The research effort has three main tasks:
- Conduct a literature survey analyzing asset-based approaches for defining and measuring disaster resilience;
- Identify gaps between asset-based approaches and community scale approaches and develop a conceptual approach to define and measure disaster resilience at the community scale; and
- Publish a technical report that synthesizes findings from the research effort to set the stage for further developments.
Andrei Reinhorn, Department of Civil, Structural and Environmental Engineering (CSEE), University at Buffalo (UB), is the principal investigator of the project. Co-PIs at UB include Chris Renschler, Geography, and Michel Bruneau, CSEE. Lucy Arendt, University of Wisconsin-Green Bay, an expert in social science and policy, and Gian Paolo Cimellaro, Politecnico di Torino, Italy, an expert in systems engineering, will serve as independent consultants.
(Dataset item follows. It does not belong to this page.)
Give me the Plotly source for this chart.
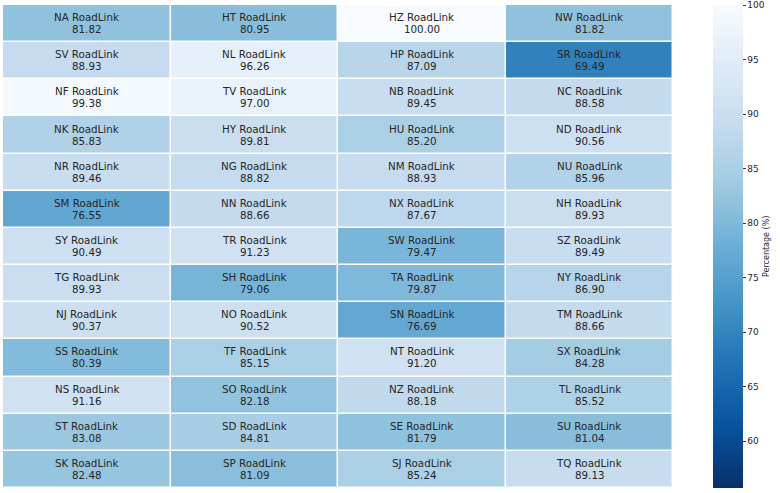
import plotly.graph_objects as go

names = [
    ["NA", "HT", "HZ", "NW"],
    ["SV", "NL", "HP", "SR"],
    ["NF", "TV", "NB", "NC"],
    ["NK", "HY", "HU", "ND"],
    ["NR", "NG", "NM", "NU"],
    ["SM", "NN", "NX", "NH"],
    ["SY", "TR", "SW", "SZ"],
    ["TG", "SH", "TA", "NY"],
    ["NJ", "NO", "SN", "TM"],
    ["SS", "TF", "NT", "SX"],
    ["NS", "SO", "NZ", "TL"],
    ["ST", "SD", "SE", "SU"],
    ["SK", "SP", "SJ", "TQ"],
]
values = [
    [81.82, 80.95, 100.00, 81.82],
    [88.93, 96.26, 87.09, 69.49],
    [99.38, 97.00, 89.45, 88.58],
    [85.83, 89.81, 85.20, 90.56],
    [89.46, 88.82, 88.93, 85.96],
    [76.55, 88.66, 87.67, 89.93],
    [90.49, 91.23, 79.47, 89.49],
    [89.93, 79.06, 79.87, 86.90],
    [90.37, 90.52, 76.69, 88.66],
    [80.39, 85.15, 91.20, 84.28],
    [91.16, 82.18, 88.18, 85.52],
    [83.08, 84.81, 81.79, 81.04],
    [82.48, 81.09, 85.24, 89.13],
]
colorbar_ticks = [60, 65, 70, 75, 80, 85, 90, 95, 100]

blues = ['rgb(247,251,255)', 'rgb(222,235,247)', 'rgb(198,219,239)', 'rgb(158,202,225)',
         'rgb(107,174,214)', 'rgb(66,146,198)', 'rgb(33,113,181)', 'rgb(8,81,156)', 'rgb(8,48,107)']
blues_r = blues[::-1]
cscale = [[i / (len(blues_r) - 1), c] for i, c in enumerate(blues_r)]

fig = go.Figure(go.Heatmap(
    z=values,
    colorscale=cscale,
    zmin=55.7, zmax=100,
    xgap=1.5, ygap=1.5,
    hoverinfo="skip",
    colorbar=dict(
        x=(713 - 3) / 670, xanchor="left", xpad=0,
        y=0.5, yanchor="middle", len=1, ypad=0,
        thickness=30, outlinewidth=0,
        tickvals=colorbar_ticks,
        ticks="outside", ticklen=3, tickwidth=0.8, tickcolor="#333",
        tickfont=dict(family="DejaVu Sans", size=9, color="#262626"),
    ),
))

font = dict(family="DejaVu Sans", size=10.3, color="#262626")
for i, (rn, rv) in enumerate(zip(names, values)):
    for j, (n, v) in enumerate(zip(rn, rv)):
        fig.add_annotation(x=j, y=i, text=f"{n} RoadLink", showarrow=False,
                           yshift=6.5, font=font)
        fig.add_annotation(x=j, y=i, text=f"{v:.2f}", showarrow=False,
                           yshift=-5.5, font=font)

fig.add_annotation(xref="paper", yref="paper", x=(773 - 3) / 670, y=0.5,
                   text="Percentage (%)", textangle=-90, showarrow=False,
                   font=dict(family="DejaVu Sans", size=8, color="#262626"))

fig.update_xaxes(visible=False)
fig.update_yaxes(visible=False, autorange="reversed")
fig.update_layout(
    width=780, height=493,
    margin=dict(l=3, r=107, t=5, b=5),
    paper_bgcolor="white", plot_bgcolor="white",
)
fig.write_html("out.html")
Earlier this year, a group of MCEER investigators participated in a NIST-sponsored workshop entitled A Framework for Disaster Resilience. Held April 13, 2009 at NIST headquarters, the workshop afforded participants from NIST and MCEER with an opportunity to exchange information on the concept of disaster resilience and its applications in earthquake engineering. MCEER Director Andre Filiatrault, former MCEER Director Michel Bruneau, and MCEER investigator Andrei Reinhorn made presentations on a variety of topics related to MCEER’s concept of resilience.